** START OF Records to use **

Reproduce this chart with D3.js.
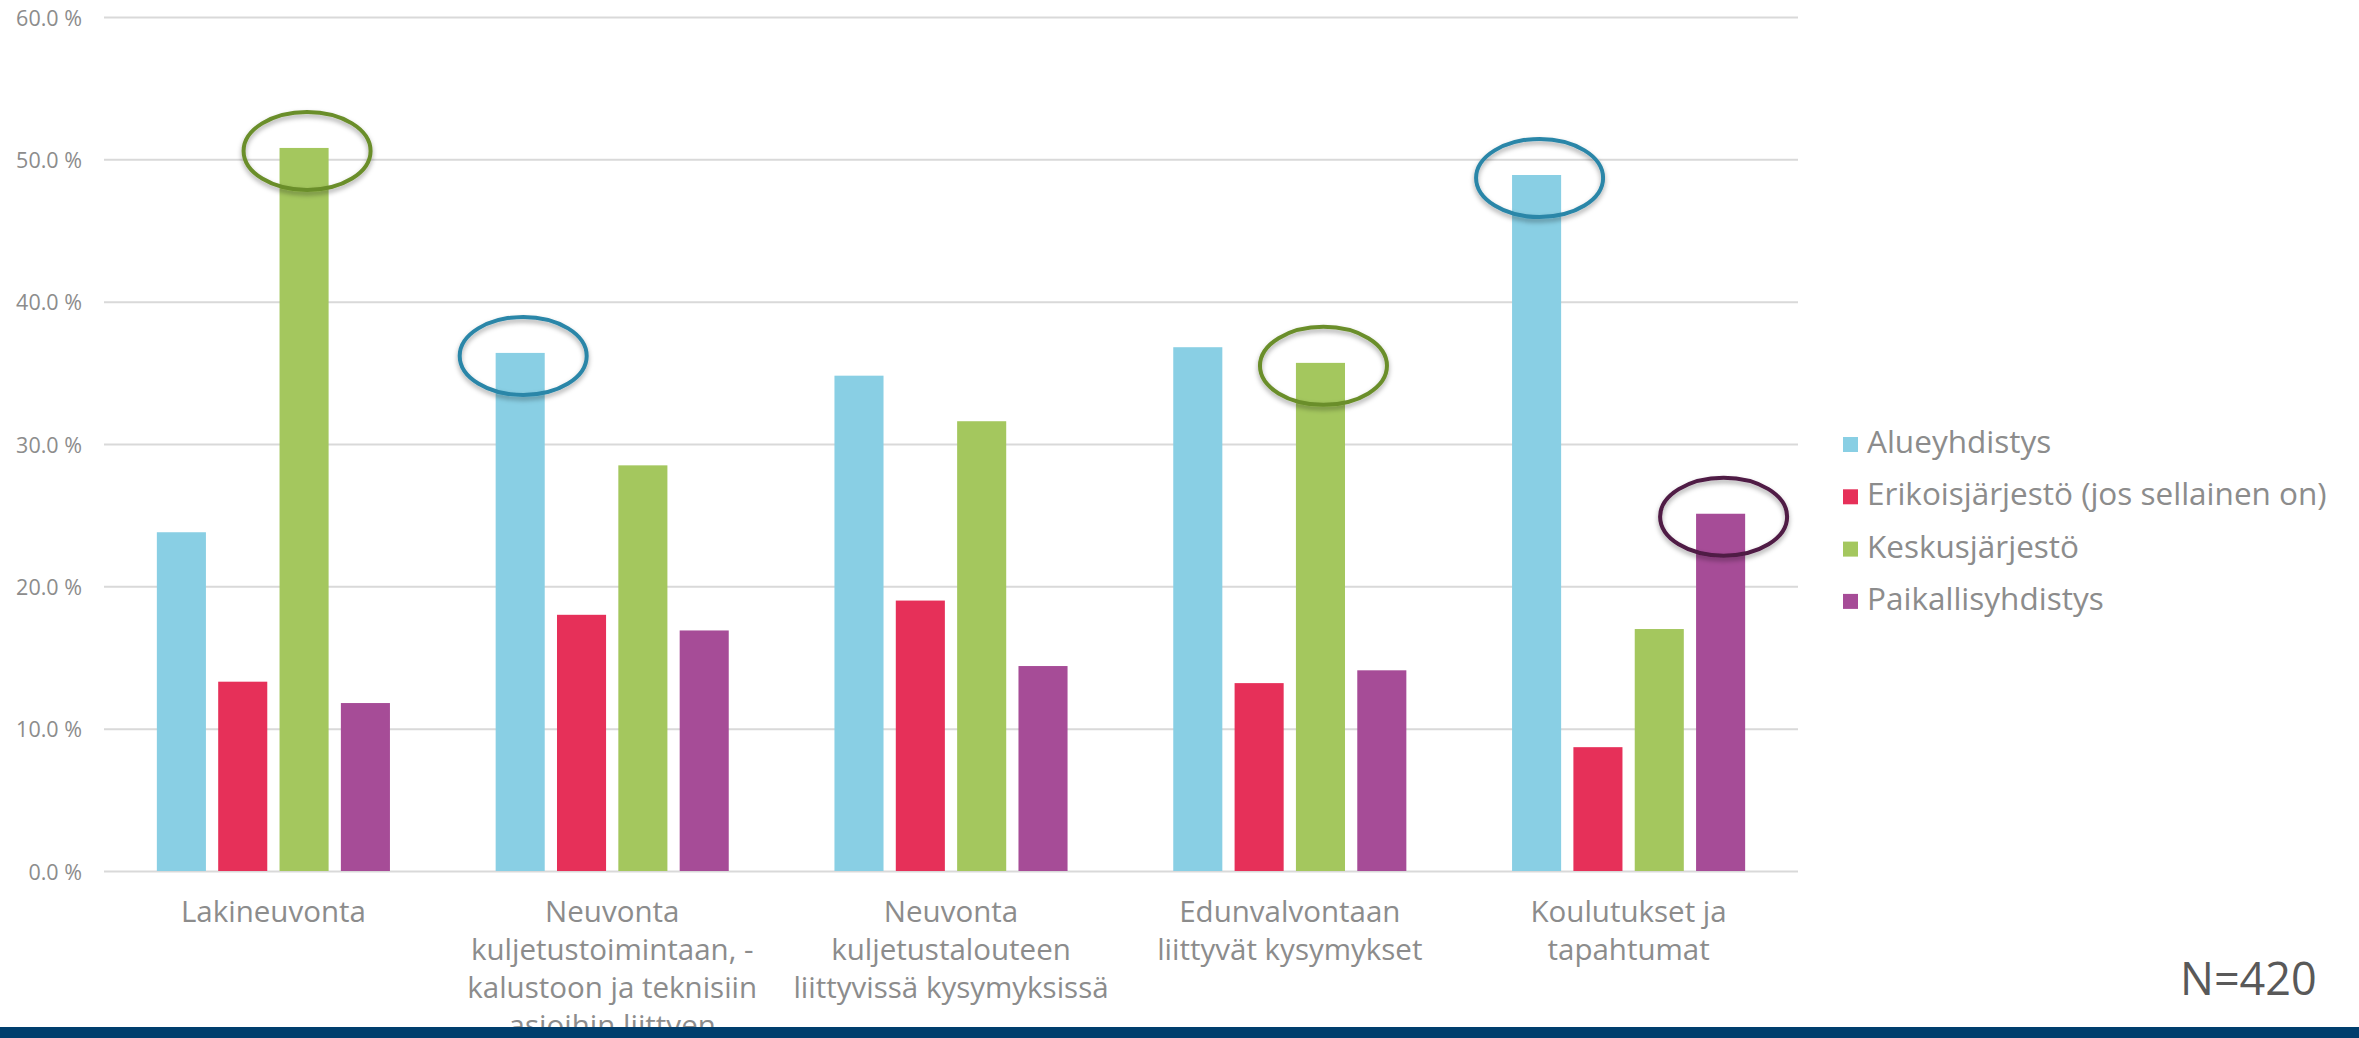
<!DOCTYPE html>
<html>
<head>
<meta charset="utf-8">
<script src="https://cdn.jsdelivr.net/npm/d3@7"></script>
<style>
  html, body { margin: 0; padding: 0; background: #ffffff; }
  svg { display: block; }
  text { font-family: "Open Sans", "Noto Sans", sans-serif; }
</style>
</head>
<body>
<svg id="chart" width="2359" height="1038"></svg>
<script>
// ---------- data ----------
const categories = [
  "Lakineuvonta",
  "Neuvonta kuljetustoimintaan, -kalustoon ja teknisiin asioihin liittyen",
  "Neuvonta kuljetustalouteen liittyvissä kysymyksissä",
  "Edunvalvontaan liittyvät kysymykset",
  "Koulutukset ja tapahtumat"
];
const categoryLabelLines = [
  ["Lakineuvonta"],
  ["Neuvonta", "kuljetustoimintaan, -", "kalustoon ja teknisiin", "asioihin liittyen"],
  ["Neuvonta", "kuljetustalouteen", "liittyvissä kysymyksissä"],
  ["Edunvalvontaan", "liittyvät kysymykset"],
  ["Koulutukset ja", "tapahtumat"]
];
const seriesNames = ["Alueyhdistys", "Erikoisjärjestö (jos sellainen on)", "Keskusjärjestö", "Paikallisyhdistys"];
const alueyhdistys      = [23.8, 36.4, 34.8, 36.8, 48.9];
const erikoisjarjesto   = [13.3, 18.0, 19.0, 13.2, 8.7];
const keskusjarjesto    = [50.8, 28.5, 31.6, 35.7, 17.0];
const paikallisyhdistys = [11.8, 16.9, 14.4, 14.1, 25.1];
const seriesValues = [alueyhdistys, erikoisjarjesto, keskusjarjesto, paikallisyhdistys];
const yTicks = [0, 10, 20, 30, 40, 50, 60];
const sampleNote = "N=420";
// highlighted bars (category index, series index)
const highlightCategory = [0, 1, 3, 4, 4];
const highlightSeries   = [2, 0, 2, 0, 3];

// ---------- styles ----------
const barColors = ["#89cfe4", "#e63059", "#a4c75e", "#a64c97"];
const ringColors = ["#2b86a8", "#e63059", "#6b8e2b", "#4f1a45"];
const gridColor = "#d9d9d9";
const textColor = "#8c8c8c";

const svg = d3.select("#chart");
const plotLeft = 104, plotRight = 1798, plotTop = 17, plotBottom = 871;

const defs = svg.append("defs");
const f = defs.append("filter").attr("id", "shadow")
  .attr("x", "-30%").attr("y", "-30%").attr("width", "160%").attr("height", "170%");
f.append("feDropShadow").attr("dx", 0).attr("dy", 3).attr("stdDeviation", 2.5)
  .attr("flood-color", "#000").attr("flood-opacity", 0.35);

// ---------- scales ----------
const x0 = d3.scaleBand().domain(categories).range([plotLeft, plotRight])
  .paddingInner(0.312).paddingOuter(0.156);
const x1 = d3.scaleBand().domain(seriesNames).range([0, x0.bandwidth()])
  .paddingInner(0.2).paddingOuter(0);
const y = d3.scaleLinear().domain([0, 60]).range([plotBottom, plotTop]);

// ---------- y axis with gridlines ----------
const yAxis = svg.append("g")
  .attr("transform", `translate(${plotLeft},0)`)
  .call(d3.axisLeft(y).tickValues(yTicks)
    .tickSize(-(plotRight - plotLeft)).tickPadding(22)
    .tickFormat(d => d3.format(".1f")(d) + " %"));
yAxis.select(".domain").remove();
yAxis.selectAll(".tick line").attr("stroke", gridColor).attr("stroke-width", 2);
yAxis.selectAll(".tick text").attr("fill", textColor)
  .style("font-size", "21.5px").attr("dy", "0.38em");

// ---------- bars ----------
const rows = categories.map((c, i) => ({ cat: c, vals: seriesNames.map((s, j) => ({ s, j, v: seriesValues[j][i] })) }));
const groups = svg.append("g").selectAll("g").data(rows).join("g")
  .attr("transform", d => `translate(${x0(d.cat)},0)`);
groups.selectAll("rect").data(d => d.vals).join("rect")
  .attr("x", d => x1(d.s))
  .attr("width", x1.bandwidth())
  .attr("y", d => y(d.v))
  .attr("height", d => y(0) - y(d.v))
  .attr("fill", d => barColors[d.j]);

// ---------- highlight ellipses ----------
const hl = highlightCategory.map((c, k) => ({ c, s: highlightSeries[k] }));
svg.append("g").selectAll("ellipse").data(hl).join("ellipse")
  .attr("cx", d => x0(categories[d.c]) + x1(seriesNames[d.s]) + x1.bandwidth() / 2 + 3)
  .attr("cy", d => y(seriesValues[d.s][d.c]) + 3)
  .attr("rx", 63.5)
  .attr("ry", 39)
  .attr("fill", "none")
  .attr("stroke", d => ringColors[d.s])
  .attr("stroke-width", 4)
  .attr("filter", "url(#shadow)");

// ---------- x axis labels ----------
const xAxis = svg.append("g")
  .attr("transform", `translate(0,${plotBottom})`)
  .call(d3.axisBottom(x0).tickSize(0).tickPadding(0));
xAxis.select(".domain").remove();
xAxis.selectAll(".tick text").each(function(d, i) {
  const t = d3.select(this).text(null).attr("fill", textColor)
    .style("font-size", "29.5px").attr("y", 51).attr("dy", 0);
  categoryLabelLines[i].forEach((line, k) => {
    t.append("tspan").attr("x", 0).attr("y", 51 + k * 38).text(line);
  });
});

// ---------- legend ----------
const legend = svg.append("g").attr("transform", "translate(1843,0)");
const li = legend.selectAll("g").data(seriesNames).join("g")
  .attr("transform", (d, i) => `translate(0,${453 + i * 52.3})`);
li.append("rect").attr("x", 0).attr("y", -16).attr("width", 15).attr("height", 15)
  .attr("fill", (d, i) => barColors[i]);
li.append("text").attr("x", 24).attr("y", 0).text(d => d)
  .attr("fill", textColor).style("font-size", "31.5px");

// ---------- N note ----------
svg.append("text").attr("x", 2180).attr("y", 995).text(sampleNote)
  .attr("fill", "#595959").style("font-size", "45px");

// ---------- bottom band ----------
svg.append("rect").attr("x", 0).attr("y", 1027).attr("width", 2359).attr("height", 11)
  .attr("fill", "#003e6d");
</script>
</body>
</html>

** END OF Records to use **
** START OF Records to use **

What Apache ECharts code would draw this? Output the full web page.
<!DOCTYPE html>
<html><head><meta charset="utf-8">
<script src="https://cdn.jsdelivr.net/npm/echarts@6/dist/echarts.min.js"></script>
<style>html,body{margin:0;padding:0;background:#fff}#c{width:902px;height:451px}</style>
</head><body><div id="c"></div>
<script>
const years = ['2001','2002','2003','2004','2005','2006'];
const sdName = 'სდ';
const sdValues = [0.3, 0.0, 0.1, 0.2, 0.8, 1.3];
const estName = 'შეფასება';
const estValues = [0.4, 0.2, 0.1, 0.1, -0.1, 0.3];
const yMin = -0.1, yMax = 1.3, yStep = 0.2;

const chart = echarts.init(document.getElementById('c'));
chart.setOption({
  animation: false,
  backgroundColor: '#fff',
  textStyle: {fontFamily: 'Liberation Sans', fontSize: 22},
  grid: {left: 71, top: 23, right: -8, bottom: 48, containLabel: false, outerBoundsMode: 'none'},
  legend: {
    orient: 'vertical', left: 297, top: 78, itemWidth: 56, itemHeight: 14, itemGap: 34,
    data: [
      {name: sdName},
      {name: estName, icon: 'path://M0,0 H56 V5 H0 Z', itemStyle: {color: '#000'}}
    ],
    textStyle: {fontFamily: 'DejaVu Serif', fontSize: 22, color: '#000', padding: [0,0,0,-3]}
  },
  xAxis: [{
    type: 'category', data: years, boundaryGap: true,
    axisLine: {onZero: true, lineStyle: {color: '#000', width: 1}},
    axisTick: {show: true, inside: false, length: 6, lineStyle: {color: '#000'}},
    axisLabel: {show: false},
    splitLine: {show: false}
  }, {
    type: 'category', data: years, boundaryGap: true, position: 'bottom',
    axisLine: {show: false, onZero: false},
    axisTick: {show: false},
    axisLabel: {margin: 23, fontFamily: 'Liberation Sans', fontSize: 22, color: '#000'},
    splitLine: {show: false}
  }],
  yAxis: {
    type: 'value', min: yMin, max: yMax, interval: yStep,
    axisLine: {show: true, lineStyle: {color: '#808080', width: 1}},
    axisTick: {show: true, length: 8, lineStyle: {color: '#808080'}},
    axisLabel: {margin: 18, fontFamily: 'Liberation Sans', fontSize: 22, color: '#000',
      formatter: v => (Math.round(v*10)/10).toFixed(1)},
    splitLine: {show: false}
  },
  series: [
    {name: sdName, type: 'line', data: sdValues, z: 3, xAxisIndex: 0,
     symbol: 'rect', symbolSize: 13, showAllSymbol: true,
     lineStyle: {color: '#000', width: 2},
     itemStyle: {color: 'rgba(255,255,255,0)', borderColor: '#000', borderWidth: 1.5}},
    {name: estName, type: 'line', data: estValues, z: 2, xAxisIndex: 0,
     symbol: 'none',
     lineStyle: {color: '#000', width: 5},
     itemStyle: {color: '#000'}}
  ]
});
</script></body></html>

** END OF Records to use **

**What the exercise asks**: Quote word for word the lines from the line holding "What Apache ECharts" through the line holding "const yMin = -0.1, yMax = 1.3, yStep = 0.2;"; include both of those lines and add nothing.

**Task solution**:
What Apache ECharts code would draw this? Output the full web page.
<!DOCTYPE html>
<html><head><meta charset="utf-8">
<script src="https://cdn.jsdelivr.net/npm/echarts@6/dist/echarts.min.js"></script>
<style>html,body{margin:0;padding:0;background:#fff}#c{width:902px;height:451px}</style>
</head><body><div id="c"></div>
<script>
const years = ['2001','2002','2003','2004','2005','2006'];
const sdName = 'სდ';
const sdValues = [0.3, 0.0, 0.1, 0.2, 0.8, 1.3];
const estName = 'შეფასება';
const estValues = [0.4, 0.2, 0.1, 0.1, -0.1, 0.3];
const yMin = -0.1, yMax = 1.3, yStep = 0.2;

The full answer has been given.